### REQUIREMENTS
In your copy, include every line of the listing below exactly but none of the pictures.

┌─ SUPPLIED DATA

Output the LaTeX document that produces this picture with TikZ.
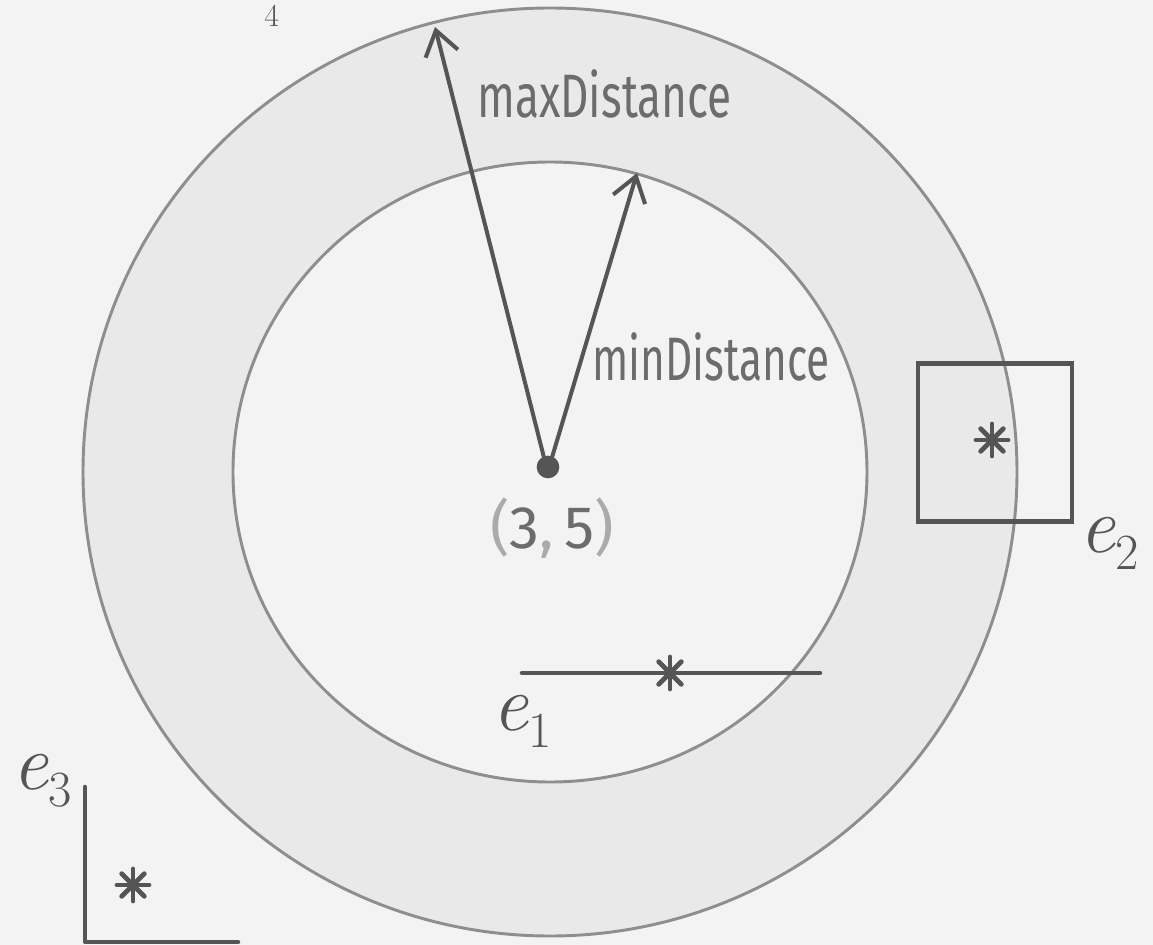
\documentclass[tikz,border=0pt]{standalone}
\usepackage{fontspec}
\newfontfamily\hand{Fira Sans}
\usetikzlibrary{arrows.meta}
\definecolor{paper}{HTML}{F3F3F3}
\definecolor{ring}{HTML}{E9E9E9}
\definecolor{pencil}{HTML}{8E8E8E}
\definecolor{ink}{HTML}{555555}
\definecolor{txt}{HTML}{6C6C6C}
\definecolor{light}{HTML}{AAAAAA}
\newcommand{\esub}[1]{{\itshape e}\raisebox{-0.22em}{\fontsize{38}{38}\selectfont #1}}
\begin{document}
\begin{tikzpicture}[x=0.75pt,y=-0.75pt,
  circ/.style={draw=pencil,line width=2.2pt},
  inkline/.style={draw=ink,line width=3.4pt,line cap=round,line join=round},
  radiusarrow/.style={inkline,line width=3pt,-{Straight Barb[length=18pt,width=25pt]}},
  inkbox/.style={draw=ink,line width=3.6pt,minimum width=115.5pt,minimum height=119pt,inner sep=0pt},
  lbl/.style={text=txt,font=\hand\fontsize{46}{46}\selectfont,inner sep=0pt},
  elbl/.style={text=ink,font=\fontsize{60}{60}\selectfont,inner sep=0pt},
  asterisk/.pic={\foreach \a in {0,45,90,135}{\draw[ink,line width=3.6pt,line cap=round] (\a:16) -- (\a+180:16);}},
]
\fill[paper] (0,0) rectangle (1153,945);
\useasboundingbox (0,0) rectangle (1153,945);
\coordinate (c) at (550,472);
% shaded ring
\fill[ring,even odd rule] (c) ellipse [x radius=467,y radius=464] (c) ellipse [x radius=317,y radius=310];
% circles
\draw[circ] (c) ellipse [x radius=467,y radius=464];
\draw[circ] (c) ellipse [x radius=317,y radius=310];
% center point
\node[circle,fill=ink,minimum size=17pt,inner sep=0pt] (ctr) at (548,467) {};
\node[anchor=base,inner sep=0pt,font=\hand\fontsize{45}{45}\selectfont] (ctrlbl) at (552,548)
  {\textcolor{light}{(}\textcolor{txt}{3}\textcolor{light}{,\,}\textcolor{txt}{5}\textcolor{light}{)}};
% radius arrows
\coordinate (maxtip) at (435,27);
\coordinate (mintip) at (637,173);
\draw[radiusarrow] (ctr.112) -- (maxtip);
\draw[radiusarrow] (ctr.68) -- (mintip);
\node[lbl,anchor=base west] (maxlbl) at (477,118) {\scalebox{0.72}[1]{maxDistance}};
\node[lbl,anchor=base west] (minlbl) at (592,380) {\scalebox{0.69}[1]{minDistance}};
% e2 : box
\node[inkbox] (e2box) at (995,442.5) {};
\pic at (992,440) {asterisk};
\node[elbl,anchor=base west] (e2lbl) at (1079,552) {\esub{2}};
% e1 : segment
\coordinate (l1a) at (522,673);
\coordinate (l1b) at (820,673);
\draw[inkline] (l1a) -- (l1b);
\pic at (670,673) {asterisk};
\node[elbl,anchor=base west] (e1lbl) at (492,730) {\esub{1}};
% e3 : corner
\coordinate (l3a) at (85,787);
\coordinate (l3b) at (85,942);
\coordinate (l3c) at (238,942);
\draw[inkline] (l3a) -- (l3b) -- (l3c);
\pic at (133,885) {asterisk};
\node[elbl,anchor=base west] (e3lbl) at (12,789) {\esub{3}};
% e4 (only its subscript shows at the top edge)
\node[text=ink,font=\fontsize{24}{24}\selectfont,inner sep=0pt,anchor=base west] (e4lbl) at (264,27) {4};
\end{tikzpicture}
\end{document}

└─

### TASK RESPONSE
Output the LaTeX document that produces this picture with TikZ.
\documentclass[tikz,border=0pt]{standalone}
\usepackage{fontspec}
\newfontfamily\hand{Fira Sans}
\usetikzlibrary{arrows.meta}
\definecolor{paper}{HTML}{F3F3F3}
\definecolor{ring}{HTML}{E9E9E9}
\definecolor{pencil}{HTML}{8E8E8E}
\definecolor{ink}{HTML}{555555}
\definecolor{txt}{HTML}{6C6C6C}
\definecolor{light}{HTML}{AAAAAA}
\newcommand{\esub}[1]{{\itshape e}\raisebox{-0.22em}{\fontsize{38}{38}\selectfont #1}}
\begin{document}
\begin{tikzpicture}[x=0.75pt,y=-0.75pt,
  circ/.style={draw=pencil,line width=2.2pt},
  inkline/.style={draw=ink,line width=3.4pt,line cap=round,line join=round},
  radiusarrow/.style={inkline,line width=3pt,-{Straight Barb[length=18pt,width=25pt]}},
  inkbox/.style={draw=ink,line width=3.6pt,minimum width=115.5pt,minimum height=119pt,inner sep=0pt},
  lbl/.style={text=txt,font=\hand\fontsize{46}{46}\selectfont,inner sep=0pt},
  elbl/.style={text=ink,font=\fontsize{60}{60}\selectfont,inner sep=0pt},
  asterisk/.pic={\foreach \a in {0,45,90,135}{\draw[ink,line width=3.6pt,line cap=round] (\a:16) -- (\a+180:16);}},
]
\fill[paper] (0,0) rectangle (1153,945);
\useasboundingbox (0,0) rectangle (1153,945);
\coordinate (c) at (550,472);
% shaded ring
\fill[ring,even odd rule] (c) ellipse [x radius=467,y radius=464] (c) ellipse [x radius=317,y radius=310];
% circles
\draw[circ] (c) ellipse [x radius=467,y radius=464];
\draw[circ] (c) ellipse [x radius=317,y radius=310];
% center point
\node[circle,fill=ink,minimum size=17pt,inner sep=0pt] (ctr) at (548,467) {};
\node[anchor=base,inner sep=0pt,font=\hand\fontsize{45}{45}\selectfont] (ctrlbl) at (552,548)
  {\textcolor{light}{(}\textcolor{txt}{3}\textcolor{light}{,\,}\textcolor{txt}{5}\textcolor{light}{)}};
% radius arrows
\coordinate (maxtip) at (435,27);
\coordinate (mintip) at (637,173);
\draw[radiusarrow] (ctr.112) -- (maxtip);
\draw[radiusarrow] (ctr.68) -- (mintip);
\node[lbl,anchor=base west] (maxlbl) at (477,118) {\scalebox{0.72}[1]{maxDistance}};
\node[lbl,anchor=base west] (minlbl) at (592,380) {\scalebox{0.69}[1]{minDistance}};
% e2 : box
\node[inkbox] (e2box) at (995,442.5) {};
\pic at (992,440) {asterisk};
\node[elbl,anchor=base west] (e2lbl) at (1079,552) {\esub{2}};
% e1 : segment
\coordinate (l1a) at (522,673);
\coordinate (l1b) at (820,673);
\draw[inkline] (l1a) -- (l1b);
\pic at (670,673) {asterisk};
\node[elbl,anchor=base west] (e1lbl) at (492,730) {\esub{1}};
% e3 : corner
\coordinate (l3a) at (85,787);
\coordinate (l3b) at (85,942);
\coordinate (l3c) at (238,942);
\draw[inkline] (l3a) -- (l3b) -- (l3c);
\pic at (133,885) {asterisk};
\node[elbl,anchor=base west] (e3lbl) at (12,789) {\esub{3}};
% e4 (only its subscript shows at the top edge)
\node[text=ink,font=\fontsize{24}{24}\selectfont,inner sep=0pt,anchor=base west] (e4lbl) at (264,27) {4};
\end{tikzpicture}
\end{document}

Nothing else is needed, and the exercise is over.